Menurut Muhammad Nour dari ILO, peraturan untuk PRT itu harus menempatkan dinas tenaga kerja (Disnaker) sebagai "leading sector" penanganan PRT, sehingga majikan dan PRT harus berhubungan dengan Disnaker untuk pemanfaatan PRT.
"Dengan cara itu, Disnaker dapat mengatur penandatanganan kontrak kerja yang di dalamnya mengatur hak-hak PRT serta standar keahlian PRT untuk kepentingan majikan. Disnaker juga bertanggung jawab untuk memberlakukan pelatihan PRT di BLK (balai latihan kerja)," katanya.
Senada dengan itu, Silvia Kurnia Dewi dari Koalisi Perempuan Pro Demokrasi (KPPD) Surabaya menegaskan bahwa pengakuan hak PRT itu dijamin dalam Pasal 27 dan 28 UUD 1945, karena itu hubungan kerja antara majikan dan PRT harus diatur untuk mewujudkan hubungan kerja yang layak.
"Pemprov DKI Jakarta dan Jateng sudah memiliki peraturan daerah (Perda) untuk PRT, meski Perda PRT di Jakarta tidak efektif, namun Perda PRT di Jateng mengatur adanya kontrak kerja majikan dan PRT di depan pejabat Disnaker," katanya.
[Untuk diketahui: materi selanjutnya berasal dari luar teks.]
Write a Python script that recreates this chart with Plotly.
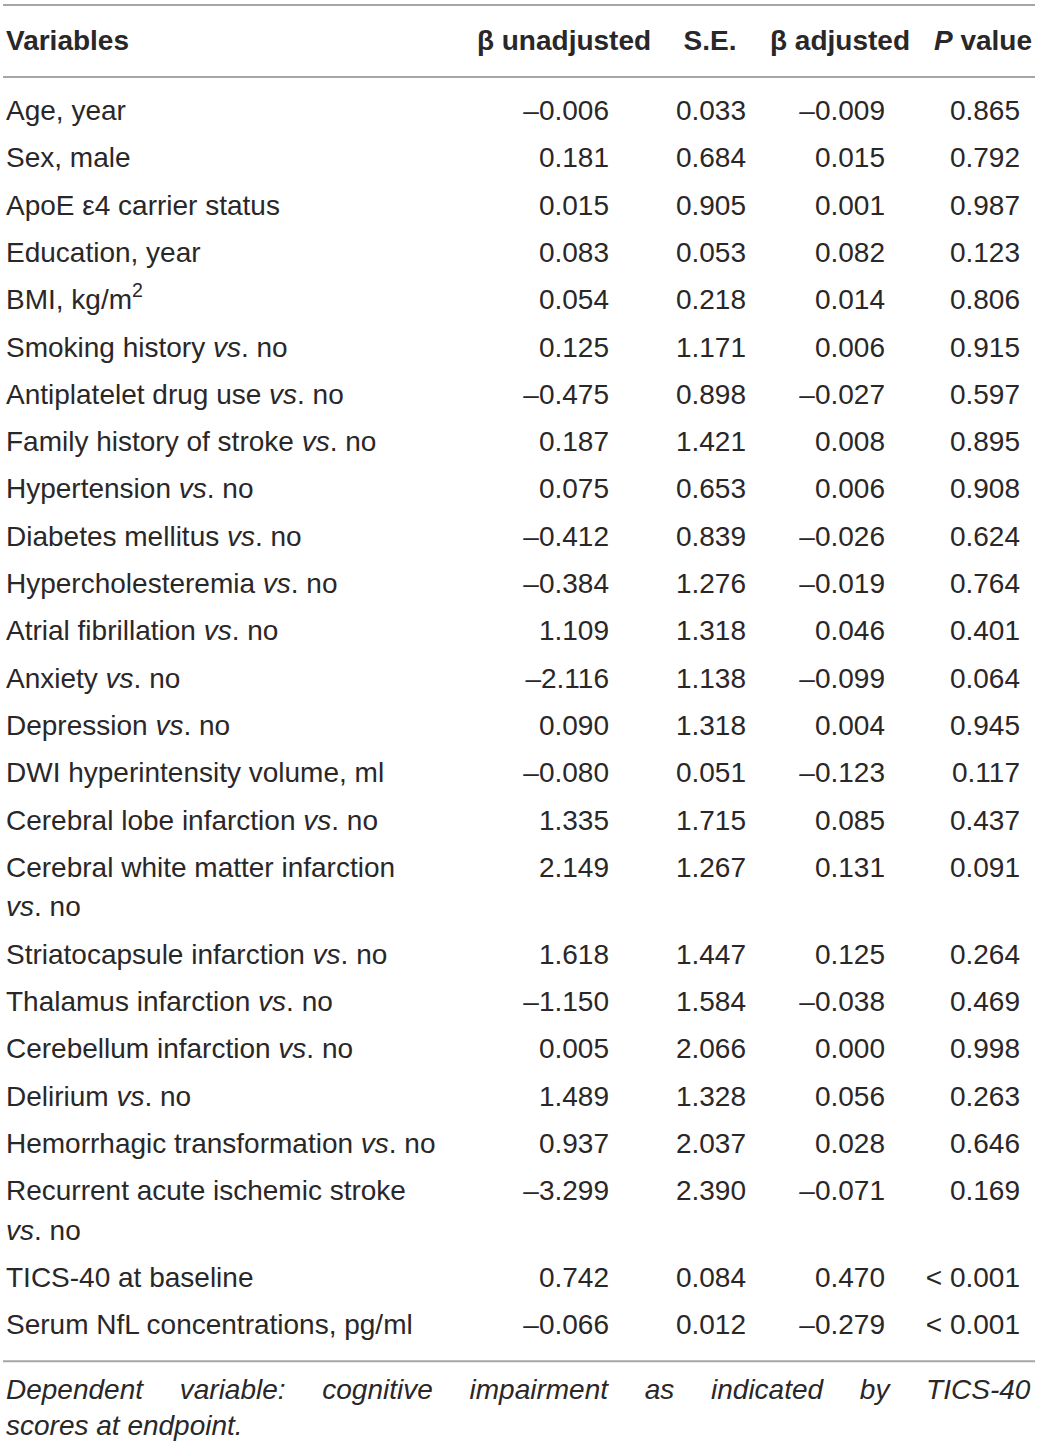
import plotly.graph_objects as go

# table content
variables = [
    "Age, year",
    "Sex, male",
    "ApoE ε4 carrier status",
    "Education, year",
    "BMI, kg/m<sup>2</sup>",
    "Smoking history <i>vs</i>. no",
    "Antiplatelet drug use <i>vs</i>. no",
    "Family history of stroke <i>vs</i>. no",
    "Hypertension <i>vs</i>. no",
    "Diabetes mellitus <i>vs</i>. no",
    "Hypercholesteremia <i>vs</i>. no",
    "Atrial fibrillation <i>vs</i>. no",
    "Anxiety <i>vs</i>. no",
    "Depression <i>vs</i>. no",
    "DWI hyperintensity volume, ml",
    "Cerebral lobe infarction <i>vs</i>. no",
    "Cerebral white matter infarction<br><i>vs</i>. no",
    "Striatocapsule infarction <i>vs</i>. no",
    "Thalamus infarction <i>vs</i>. no",
    "Cerebellum infarction <i>vs</i>. no",
    "Delirium <i>vs</i>. no",
    "Hemorrhagic transformation <i>vs</i>. no",
    "Recurrent acute ischemic stroke<br><i>vs</i>. no",
    "TICS-40 at baseline",
    "Serum NfL concentrations, pg/ml",
]
beta_unadjusted = [-0.006, 0.181, 0.015, 0.083, 0.054, 0.125, -0.475, 0.187, 0.075,
                   -0.412, -0.384, 1.109, -2.116, 0.090, -0.080, 1.335, 2.149, 1.618,
                   -1.150, 0.005, 1.489, 0.937, -3.299, 0.742, -0.066]
se = [0.033, 0.684, 0.905, 0.053, 0.218, 1.171, 0.898, 1.421, 0.653, 0.839, 1.276,
      1.318, 1.138, 1.318, 0.051, 1.715, 1.267, 1.447, 1.584, 2.066, 1.328, 2.037,
      2.390, 0.084, 0.012]
beta_adjusted = [-0.009, 0.015, 0.001, 0.082, 0.014, 0.006, -0.027, 0.008, 0.006,
                 -0.026, -0.019, 0.046, -0.099, 0.004, -0.123, 0.085, 0.131, 0.125,
                 -0.038, 0.000, 0.056, 0.028, -0.071, 0.470, -0.279]
p_value = [0.865, 0.792, 0.987, 0.123, 0.806, 0.915, 0.597, 0.895, 0.908, 0.624, 0.764,
           0.401, 0.064, 0.945, 0.117, 0.437, 0.091, 0.264, 0.469, 0.998, 0.263, 0.646,
           0.169, "< 0.001", "< 0.001"]

headers = ["<b>Variables</b>", "<b>β unadjusted</b>", "<b>S.E.</b>",
           "<b>β adjusted</b>", "<b><i>P</i> value</b>"]
footnote = ["Dependent", "variable:", "cognitive", "impairment", "as", "indicated",
            "by", "TICS-40"]
footnote_end = "scores at endpoint."

# layout settings
FONT = "Liberation Sans"
SIZE = 28
INK = "#2a2728"
RULE = "#a6a6a6"
HEADER_Y = 43
FIRST_ROW = 113
ROW_STEP = 47.3
WRAP_STEP = 39.5
LABEL_X = 6
value_right = [609, 746, 885, 1020]
header_center = [564, 710, 840, 983]


def fmt(v):
    if isinstance(v, str):
        return v
    return f"{v:.3f}".replace("-", "\u2013")


# row positions follow from how many lines each label takes
row_y = []
y = FIRST_ROW
for lab in variables:
    row_y.append(y)
    y += ROW_STEP + lab.count("<br>") * WRAP_STEP
table_bottom = row_y[-1] + 34

lab_x, lab_y, lab_text = [], [], []
for ry, lab in zip(row_y, variables):
    for k, part in enumerate(lab.split("<br>")):
        lab_x.append(LABEL_X)
        lab_y.append(ry + k * WRAP_STEP)
        lab_text.append(part)

txtfont = dict(family=FONT, size=SIZE, color=INK)
fig = go.Figure()

fig.add_trace(go.Scatter(x=lab_x, y=lab_y, text=lab_text, mode="text",
                         textposition="middle right", textfont=txtfont,
                         hoverinfo="skip", cliponaxis=False))

for col, xr in zip([beta_unadjusted, se, beta_adjusted, p_value], value_right):
    fig.add_trace(go.Scatter(x=[xr] * len(col), y=row_y, text=[fmt(v) for v in col],
                             mode="text", textposition="middle left", textfont=txtfont,
                             hoverinfo="skip", cliponaxis=False))

# header row
fig.add_trace(go.Scatter(x=[LABEL_X], y=[HEADER_Y], text=[headers[0]], mode="text",
                         textposition="middle right", textfont=txtfont,
                         hoverinfo="skip", cliponaxis=False))
fig.add_trace(go.Scatter(x=header_center, y=[HEADER_Y] * 4, text=headers[1:], mode="text",
                         textposition="middle center", textfont=txtfont,
                         hoverinfo="skip", cliponaxis=False))

# horizontal rules
for ry in [5, 77, table_bottom]:
    fig.add_shape(type="line", xref="x", yref="y", x0=3, x1=1035, y0=ry, y1=ry,
                  line=dict(color=RULE, width=2))

# justified first line of the note: widen the word gaps
gap = "\u00a0" * 4 + "\u2009"
fig.add_annotation(xref="x", yref="y", x=LABEL_X - 2, y=table_bottom + 46,
                   xanchor="left", yanchor="middle", align="left", showarrow=False,
                   text="<i>" + gap.join(footnote) + "</i><br><i>" + footnote_end + "</i>",
                   font=txtfont)

fig.update_layout(
    width=1040, height=1448,
    margin=dict(l=0, r=0, t=0, b=0),
    paper_bgcolor="white", plot_bgcolor="white",
    showlegend=False,
    xaxis=dict(range=[0, 1040], visible=False, fixedrange=True),
    yaxis=dict(range=[1448, 0], visible=False, fixedrange=True),
)

fig.write_html("out.html", config={"displayModeBar": False},
               post_script="document.body.style.margin='0';"
                           "document.body.style.overflow='hidden';")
Bahkan, katanya, pemerintah India memiliki pengalaman dengan menetapkan standarisasi keahlian PRT hingga dinas terkait yang menanganinya menjadi rujukan dari majikan dan PRT untuk kepentingan kedua pihak.
Menurut Dian Kustandari dari Pusat Studi HAM (Pusham) Universitas Surabaya (Ubaya), pengaturan hubungan kerja antara majikan dan PRT itu aka dapat mengatasi hubungan yang tidak jelas di antara keduanya.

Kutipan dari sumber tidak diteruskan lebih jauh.